El flagelante moderno no tiene que pertenecer forzosamente a ninguna secta, es más, puede no ser religioso en absoluto. Se trata, más que de una filosofía o una ideología, de una visión de mundo; de una actitud, de una sensibilidad. El nuevo flagelante disfruta su aflicción. No es que sea pesimista, sino que se halla afectado por el espíritu de contrición. Ve ansia y amargura a su alrededor: una sociedad siempre insatisfecha, atribulada, llena de inseguridades e incertidumbres. Tiende a la hipocondría y al abatimiento. Su tono suele ser melancólico. Piensa que el desarrollo de su país y, en general, la civilización no va a ninguna parte, que la modernidad es una enfermedad y que el progreso, a fin de cuentas, es un fastidio.

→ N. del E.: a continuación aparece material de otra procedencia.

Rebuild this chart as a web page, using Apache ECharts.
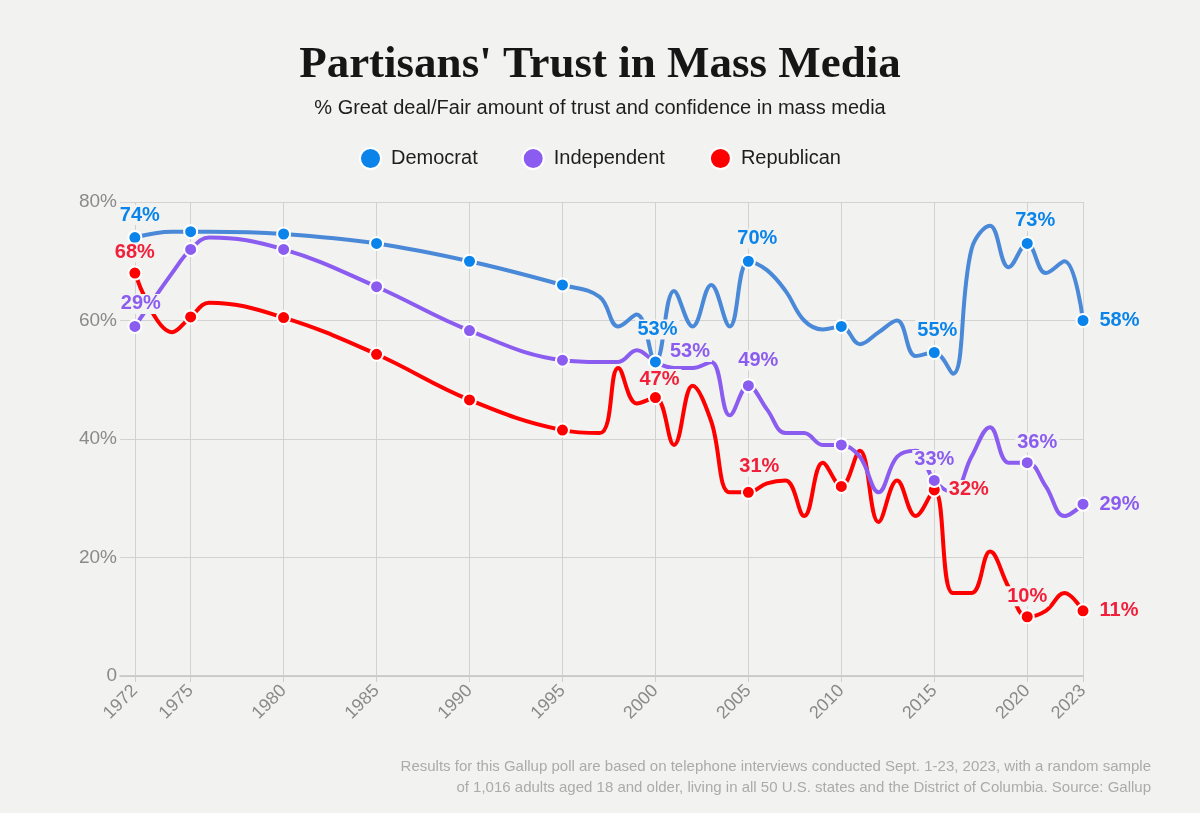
<!DOCTYPE html>
<html>
<head>
<meta charset="utf-8">
<script src="https://cdn.jsdelivr.net/npm/echarts@6/dist/echarts.min.js"></script>
<style>
  html, body { margin: 0; padding: 0; background: #f2f2f0; }
  #chart { width: 1200px; height: 813px; }
</style>
</head>
<body>
<div id="chart"></div>
<script>
// Données (Gallup)
const years = [1972, 1974, 1975, 1976, 1980, 1985, 1990, 1995,
  1997, 1998, 1999, 2000, 2001, 2002, 2003, 2004, 2005, 2006, 2007, 2008, 2009, 2010,
  2011, 2012, 2013, 2014, 2015, 2016, 2017, 2018, 2019, 2020, 2021, 2022, 2023];
const democrat = [74, 75, 75, 75, 74.6, 73, 70, 66,
  64, 59, 61, 53, 65, 59, 66, 59, 70, 68.5, 65, 60, 58.5, 59,
  56, 58, 60, 54, 54.6, 51, 72, 76, 69, 73, 68, 70, 60];
const independent = [59, 68, 72, 74, 72, 65.7, 58.3, 53.3,
  53, 53, 55, 53, 52, 52, 53, 44, 49, 45, 41, 41, 39, 39,
  37, 31, 37, 38, 33, 31, 37, 42, 36, 36, 32, 27, 29];
const republican = [68, 58, 60.6, 63, 60.5, 54.3, 46.6, 41.5,
  41, 52, 46, 47, 39, 49, 43, 31, 31, 32.5, 33, 27, 36, 32,
  38, 26, 33, 27, 31.4, 14, 14, 21, 15, 10, 11, 14, 11];

const tickYears = [1972, 1975, 1980, 1985, 1990, 1995, 2000, 2005, 2010, 2015, 2020, 2023];
const markerYears = tickYears;

// Étiquettes affichées (texte d'origine)
const demLabels = {1972: '74%', 2000: '53%', 2005: '70%', 2015: '55%', 2020: '73%', 2023: '58%'};
const indLabels = {1972: '29%', 2000: '53%', 2005: '49%', 2015: '33%', 2020: '36%', 2023: '29%'};
const repLabels = {1972: '68%', 2000: '47%', 2005: '31%', 2015: '32%', 2020: '10%', 2023: '11%'};

// Placement des étiquettes (style)
const demPlace = {1972: ['top', [5, 0]], 2000: ['top', [2, -10]], 2005: ['top', [9, 0]], 2015: ['top', [3, 0]], 2020: ['top', [8, 0]], 2023: ['right', [2, 0]]};
const indPlace = {1972: ['top', [6, 0]], 2000: ['right', [0, -10]], 2005: ['top', [10, -3]], 2015: ['top', [0, 2]], 2020: ['top', [10, 2]], 2023: ['right', [2, 0]]};
const repPlace = {1972: ['top', [0, 2]], 2000: ['top', [4, 4]], 2005: ['top', [11, -3]], 2015: ['right', [0, 0]], 2020: ['top', [0, 2]], 2023: ['right', [2, 0]]};

const PAGE = '#f2f2f0';
const FONT = "'Liberation Sans', Arial, sans-serif";
const NOTE = 'Results for this Gallup poll are based on telephone interviews conducted Sept. 1-23, 2023, with a random sample\n' +
  'of 1,016 adults aged 18 and older, living in all 50 U.S. states and the District of Columbia. Source: Gallup';

function buildData(values, labels, place, color) {
  return years.map(function (y, i) {
    const item = { value: [y, values[i]] };
    if (labels[y]) {
      item.label = {
        show: true,
        formatter: labels[y],
        position: place[y][0],
        offset: place[y][1],
        color: color,
        fontWeight: 'bold',
        fontSize: 20,
        fontFamily: FONT,
        backgroundColor: PAGE,
        padding: [0, 2]
      };
    }
    return item;
  });
}

function makeSeries(name, values, labels, place, lineColor, dotColor, labelColor) {
  return {
    name: name,
    type: 'line',
    smooth: 0.4,
    data: buildData(values, labels, place, labelColor),
    symbol: 'circle',
    symbolSize: function (val) {
      return markerYears.includes(val[0]) ? 13 : 0;
    },
    lineStyle: { color: lineColor, width: 4 },
    itemStyle: { color: dotColor, borderColor: '#ffffff', borderWidth: 2 },
    emphasis: { disabled: true }
  };
}

const chart = echarts.init(document.getElementById('chart'), null, { renderer: 'canvas' });

const option = {
  backgroundColor: PAGE,
  animation: false,
  title: [
    {
      text: "Partisans' Trust in Mass Media",
      left: 'center',
      top: 38,
      textStyle: { fontFamily: "'Liberation Serif', 'Times New Roman', serif", fontWeight: 'bold', fontSize: 45, color: '#161616' }
    },
    {
      text: '% Great deal/Fair amount of trust and confidence in mass media',
      left: 'center',
      top: 93,
      textStyle: { fontFamily: FONT, fontWeight: 'normal', fontSize: 20, color: '#1e1e1e' }
    }
  ],
  graphic: [
    {
      type: 'text',
      x: 1151,
      y: 756,
      silent: true,
      style: {
        text: NOTE,
        textAlign: 'right',
        fill: '#ababab',
        font: "15px 'Liberation Sans', Arial, sans-serif",
        lineHeight: 21
      }
    }
  ],
  legend: {
    top: 142,
    left: 'center',
    icon: 'circle',
    itemWidth: 21,
    itemHeight: 21,
    itemGap: 44,
    textStyle: { fontFamily: FONT, fontSize: 20, color: '#1e1e1e', padding: [0, 0, 0, 5] },
    data: ['Democrat', 'Independent', 'Republican']
  },
  grid: { left: 120, right: 117, top: 202, bottom: 137, containLabel: false },
  xAxis: {
    type: 'value',
    min: 1971.2,
    max: 2023,
    axisLine: { show: true, lineStyle: { color: '#c4c4c4', width: 1.5 } },
    axisTick: { show: true, length: 6, customValues: tickYears, lineStyle: { color: '#cfcfcf' } },
    axisLabel: {
      customValues: tickYears,
      rotate: 45,
      margin: 12,
      color: '#8a8a8a',
      fontSize: 18,
      fontFamily: FONT,
      formatter: function (v) { return String(v); }
    },
    splitLine: { show: true, lineStyle: { color: '#d2d2d2', width: 1 } }
  },
  yAxis: {
    type: 'value',
    min: 0,
    max: 80,
    interval: 20,
    axisLine: { show: false },
    axisTick: { show: false },
    axisLabel: {
      margin: 3,
      color: '#8a8a8a',
      fontSize: 19,
      fontFamily: FONT,
      formatter: function (v) { return v === 0 ? '0' : v + '%'; }
    },
    splitLine: { show: true, lineStyle: { color: '#d2d2d2', width: 1 } }
  },
  // Ordre de dessin : républicains dessous, démocrates dessus
  series: [
    makeSeries('Republican', republican, repLabels, repPlace, '#ff0000', '#ff0000', '#f21f3a'),
    makeSeries('Independent', independent, indLabels, indPlace, '#8b5cf0', '#8b5cf0', '#8b5cf0'),
    makeSeries('Democrat', democrat, demLabels, demPlace, '#4a88d8', '#0a84ea', '#0a84ea')
  ]
};

chart.setOption(option);
window.addEventListener('resize', chart.resize);
</script>
</body>
</html>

Disfrutan fiscalizando, juzgando y amonestando a los demás; aunque los que son algo inteligentes disfrazan su ejercicio con una apariencia de “auto-crítica”. Están convencidos que la gente vive engañada por algún tipo de conspiración en la que están involucrados los gobiernos, la comunidad científica, los judíos, los masones, los comunistas y hasta el vendedor de aspiradoras que llama a su puerta. De lo contrario, si no estuviera atrapada en el conocimiento del tiempo-espacio, si no tuvieran bajas vibraciones que lo mantienen encadenados al mundo material, todos sentirían y pensarían lo mismo que él. De ahí, que se crea una especie de elegido, todo un benefactor de la humanidad con una causa o deber sagrado que, en el caso de los creyentes, puede alcanzar dimensiones de santa cruzada.

Los neo-flagelantes pueden llegar a ser muy eficientes predicando sus elucubraciones y captando nuevos adeptos/creyentes, a los que promete alguna forma de salvación a cambio de la mortificación psicológica. Para ello contaminan los sentimientos de todo el que se le pone a tiro y le inoculan grandes dosis de dolor, angustia, pesadumbre, desolación, estrés y ansiedad.

Estos personajes pueden ir por la vida de espirituales, contactados, iluminados, extraterrestres, neo-nazis o de la abeja Maya, pero todos comparten la esencia inconfundible, propia de los movimientos o sectas milenaristas de siempre, y conciben la salvación como un hecho:

COLECTIVO: Debe ser disfrutado por un selecto grupo del cual, por su puesto, él forma parte;
 
TERRENAL: Debe realizarse en la tierra y no en el cielo. Los malos serán eliminados y los buenos se repartirán la tarta;

INMINENTE: Ha de llegar de un modo repentino y conviene estar preparados. Por ejemplo, es recomendable tener a mano mochilas con provisiones y botiquín;
 
TOTAL: Transformará completamente la vida en la tierra. No será sólo una mejoría del presente, sino la perfección total y para siempre;

MILAGROSO: Debe realizarse por, o con, la ayuda de las más variadas intervenciones sobrenaturales. Pueden basarse en el clásico y genuino Apocalipsis bíblico o adoptar nuevas versiones influidas por el cine y el mundo de lo para-anormal. Es decir, hombrecillos verdes, razas de demonios y seres de la oscuridad que viven el centro de la Tierra.

En un ambiente saturado de de miedo sólo se impone la irracionalidad colectiva. Lo que ocurrió puede volver a repetirse si se dan las condiciones propicias y, para ello, los neo-flagelantes abonan el terreno y siembran la semilla de su locura.

Cuando reconozca a uno de ellos en alguna parte, póngase a salvo (psicológicamente hablando) y advierta a sus amigos. Bastará con la frase: ALERTA FLAGELANTE.